** Start of Data listing **

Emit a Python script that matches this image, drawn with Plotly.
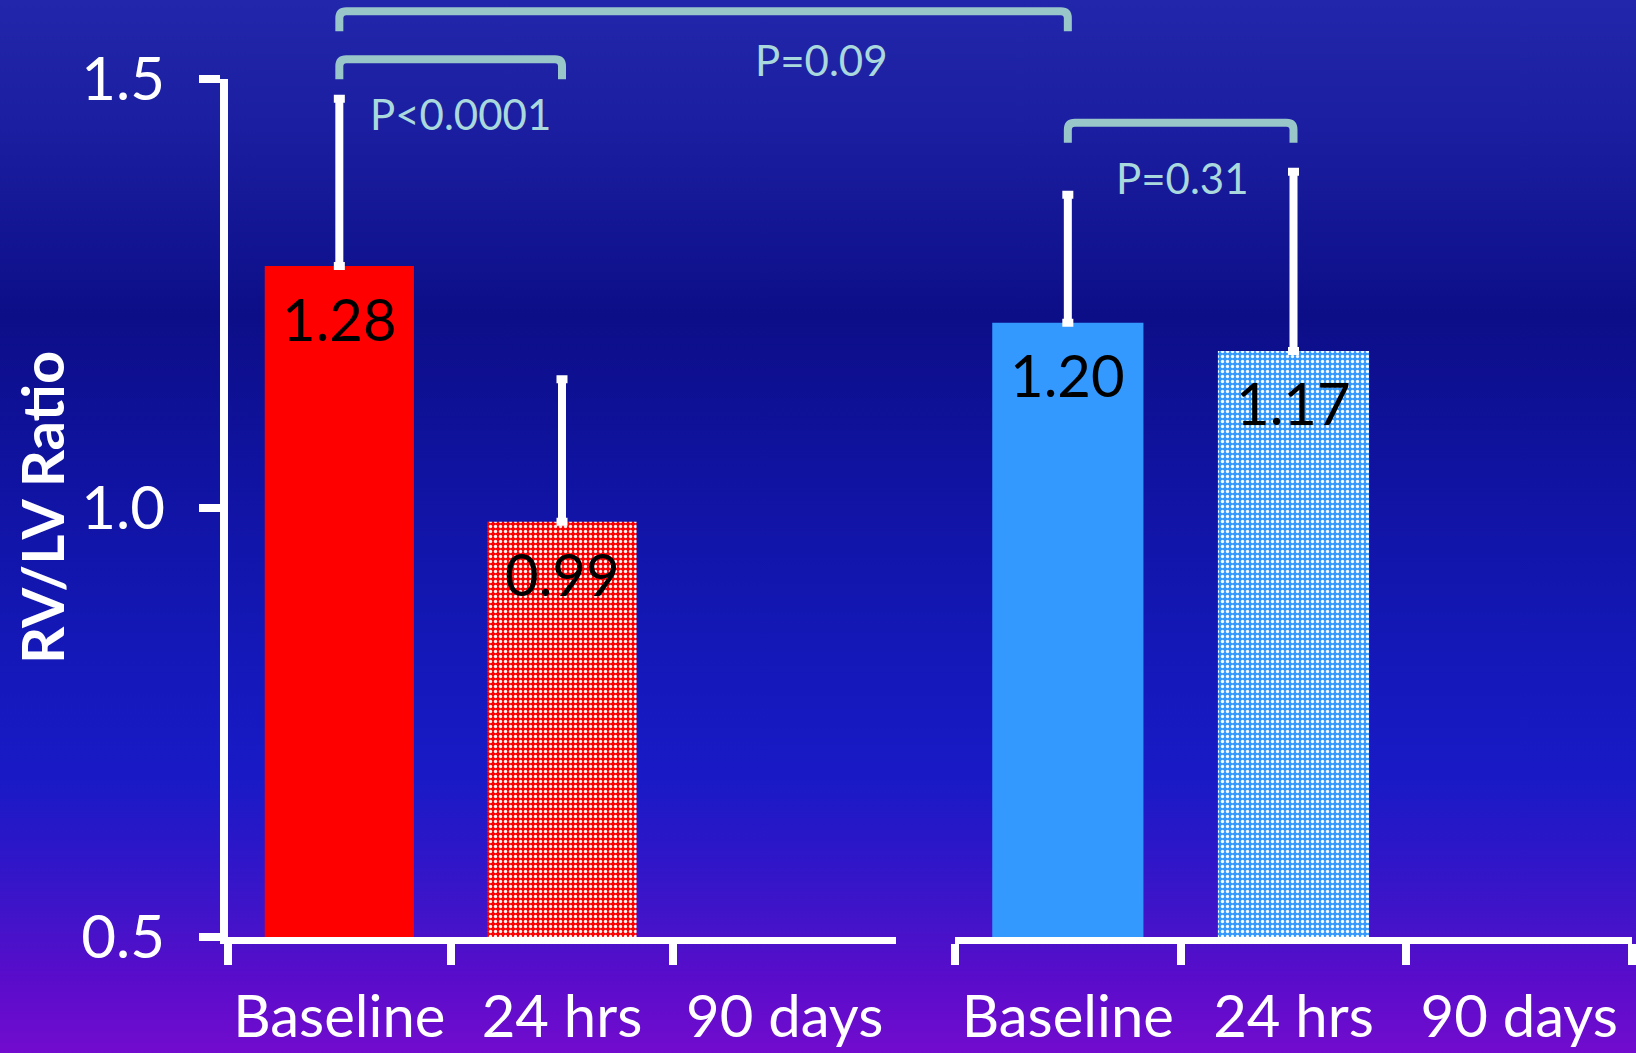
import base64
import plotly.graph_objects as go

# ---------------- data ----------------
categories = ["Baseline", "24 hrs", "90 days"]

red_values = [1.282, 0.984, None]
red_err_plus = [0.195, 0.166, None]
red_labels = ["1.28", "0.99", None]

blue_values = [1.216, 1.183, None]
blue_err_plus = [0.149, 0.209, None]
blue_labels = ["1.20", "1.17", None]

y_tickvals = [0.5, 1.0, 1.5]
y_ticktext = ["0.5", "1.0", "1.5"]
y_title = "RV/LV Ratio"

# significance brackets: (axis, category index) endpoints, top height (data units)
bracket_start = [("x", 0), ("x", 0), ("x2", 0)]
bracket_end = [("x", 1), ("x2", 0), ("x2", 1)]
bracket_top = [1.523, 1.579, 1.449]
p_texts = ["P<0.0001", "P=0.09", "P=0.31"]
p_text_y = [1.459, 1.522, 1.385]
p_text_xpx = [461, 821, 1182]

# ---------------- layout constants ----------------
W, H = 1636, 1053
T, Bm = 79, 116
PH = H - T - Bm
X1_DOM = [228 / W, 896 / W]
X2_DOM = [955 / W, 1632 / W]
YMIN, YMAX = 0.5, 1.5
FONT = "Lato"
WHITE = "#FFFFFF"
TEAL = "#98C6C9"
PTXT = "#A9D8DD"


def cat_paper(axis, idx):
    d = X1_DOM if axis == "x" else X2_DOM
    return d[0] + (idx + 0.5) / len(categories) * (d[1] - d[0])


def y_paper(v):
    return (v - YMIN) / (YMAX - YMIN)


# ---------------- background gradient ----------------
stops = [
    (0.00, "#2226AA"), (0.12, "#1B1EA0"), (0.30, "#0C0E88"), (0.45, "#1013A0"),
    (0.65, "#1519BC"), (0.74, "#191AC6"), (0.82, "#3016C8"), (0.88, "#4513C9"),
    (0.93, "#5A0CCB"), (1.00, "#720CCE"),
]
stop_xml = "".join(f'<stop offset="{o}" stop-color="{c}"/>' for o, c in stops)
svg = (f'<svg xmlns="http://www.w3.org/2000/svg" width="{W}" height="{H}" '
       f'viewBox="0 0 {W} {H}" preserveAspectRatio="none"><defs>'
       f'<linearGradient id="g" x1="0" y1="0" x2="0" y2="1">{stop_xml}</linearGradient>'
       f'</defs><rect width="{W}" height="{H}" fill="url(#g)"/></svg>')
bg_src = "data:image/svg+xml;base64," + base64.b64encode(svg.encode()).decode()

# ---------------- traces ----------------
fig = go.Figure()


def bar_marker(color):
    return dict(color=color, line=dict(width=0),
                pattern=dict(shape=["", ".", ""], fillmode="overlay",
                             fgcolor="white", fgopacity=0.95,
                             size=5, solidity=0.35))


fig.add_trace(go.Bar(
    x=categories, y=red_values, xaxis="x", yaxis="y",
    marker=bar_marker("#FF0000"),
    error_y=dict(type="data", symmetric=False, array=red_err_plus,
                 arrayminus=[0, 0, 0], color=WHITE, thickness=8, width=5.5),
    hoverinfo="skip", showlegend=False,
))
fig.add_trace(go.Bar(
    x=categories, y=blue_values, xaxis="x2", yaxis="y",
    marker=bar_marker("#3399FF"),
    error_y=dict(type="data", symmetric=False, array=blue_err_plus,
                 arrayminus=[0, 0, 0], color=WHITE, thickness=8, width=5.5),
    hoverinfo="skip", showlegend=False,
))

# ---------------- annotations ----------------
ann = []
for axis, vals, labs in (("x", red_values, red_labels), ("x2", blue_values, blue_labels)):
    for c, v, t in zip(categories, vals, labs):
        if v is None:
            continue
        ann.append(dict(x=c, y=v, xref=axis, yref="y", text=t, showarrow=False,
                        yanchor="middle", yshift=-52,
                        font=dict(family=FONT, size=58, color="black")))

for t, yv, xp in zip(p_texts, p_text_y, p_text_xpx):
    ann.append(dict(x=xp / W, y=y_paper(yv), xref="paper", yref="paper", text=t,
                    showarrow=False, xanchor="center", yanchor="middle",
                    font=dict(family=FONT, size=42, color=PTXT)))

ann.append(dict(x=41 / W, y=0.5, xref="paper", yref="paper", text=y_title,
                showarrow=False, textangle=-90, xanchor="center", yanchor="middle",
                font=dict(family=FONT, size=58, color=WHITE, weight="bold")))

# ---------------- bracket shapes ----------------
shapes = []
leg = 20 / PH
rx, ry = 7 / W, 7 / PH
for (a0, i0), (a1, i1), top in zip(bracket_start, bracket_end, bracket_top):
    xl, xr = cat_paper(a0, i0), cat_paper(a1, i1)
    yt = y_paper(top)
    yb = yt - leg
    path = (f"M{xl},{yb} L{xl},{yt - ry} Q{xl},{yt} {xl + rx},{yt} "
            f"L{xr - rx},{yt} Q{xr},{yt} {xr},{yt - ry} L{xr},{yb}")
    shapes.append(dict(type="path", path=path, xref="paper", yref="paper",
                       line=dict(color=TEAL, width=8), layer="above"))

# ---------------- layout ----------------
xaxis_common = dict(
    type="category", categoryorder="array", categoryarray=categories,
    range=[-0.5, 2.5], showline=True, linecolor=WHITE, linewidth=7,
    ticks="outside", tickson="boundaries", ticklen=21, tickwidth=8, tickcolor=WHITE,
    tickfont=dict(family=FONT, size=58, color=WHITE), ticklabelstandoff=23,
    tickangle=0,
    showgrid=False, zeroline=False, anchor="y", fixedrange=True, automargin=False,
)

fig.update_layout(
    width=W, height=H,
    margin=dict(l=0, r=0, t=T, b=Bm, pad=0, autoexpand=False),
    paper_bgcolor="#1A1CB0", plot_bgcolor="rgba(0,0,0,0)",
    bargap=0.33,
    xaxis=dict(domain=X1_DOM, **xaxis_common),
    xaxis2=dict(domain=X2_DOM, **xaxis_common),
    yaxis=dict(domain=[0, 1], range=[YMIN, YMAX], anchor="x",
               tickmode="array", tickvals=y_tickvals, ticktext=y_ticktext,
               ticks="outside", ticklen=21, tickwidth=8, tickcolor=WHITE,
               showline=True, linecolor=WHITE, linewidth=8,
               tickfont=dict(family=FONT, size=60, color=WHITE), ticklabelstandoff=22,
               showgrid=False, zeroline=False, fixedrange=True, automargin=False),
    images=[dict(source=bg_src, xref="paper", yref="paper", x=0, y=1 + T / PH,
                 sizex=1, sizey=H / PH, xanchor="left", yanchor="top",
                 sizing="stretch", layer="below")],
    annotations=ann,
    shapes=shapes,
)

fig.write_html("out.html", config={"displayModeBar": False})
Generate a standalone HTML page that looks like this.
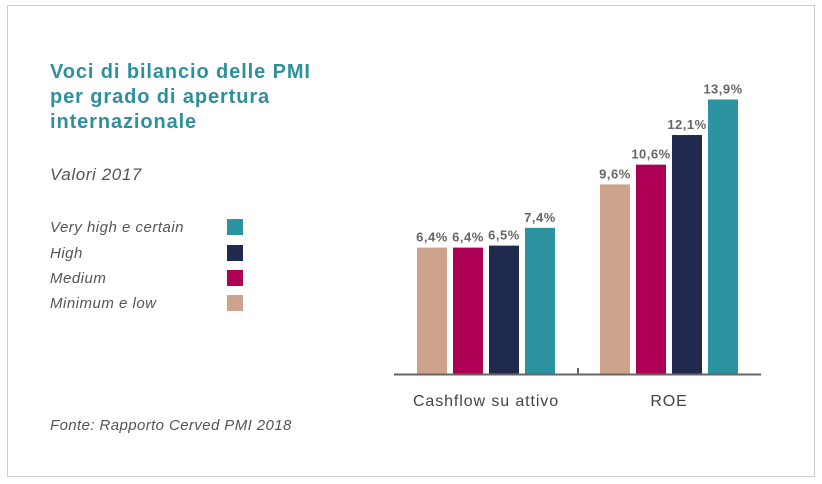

** End of Data listing **

### Problem requirements
Filter out all lines lacking the word "this" and copy the rest.

### Complete response
Emit a Python script that matches this image, drawn with Plotly.
Generate a standalone HTML page that looks like this.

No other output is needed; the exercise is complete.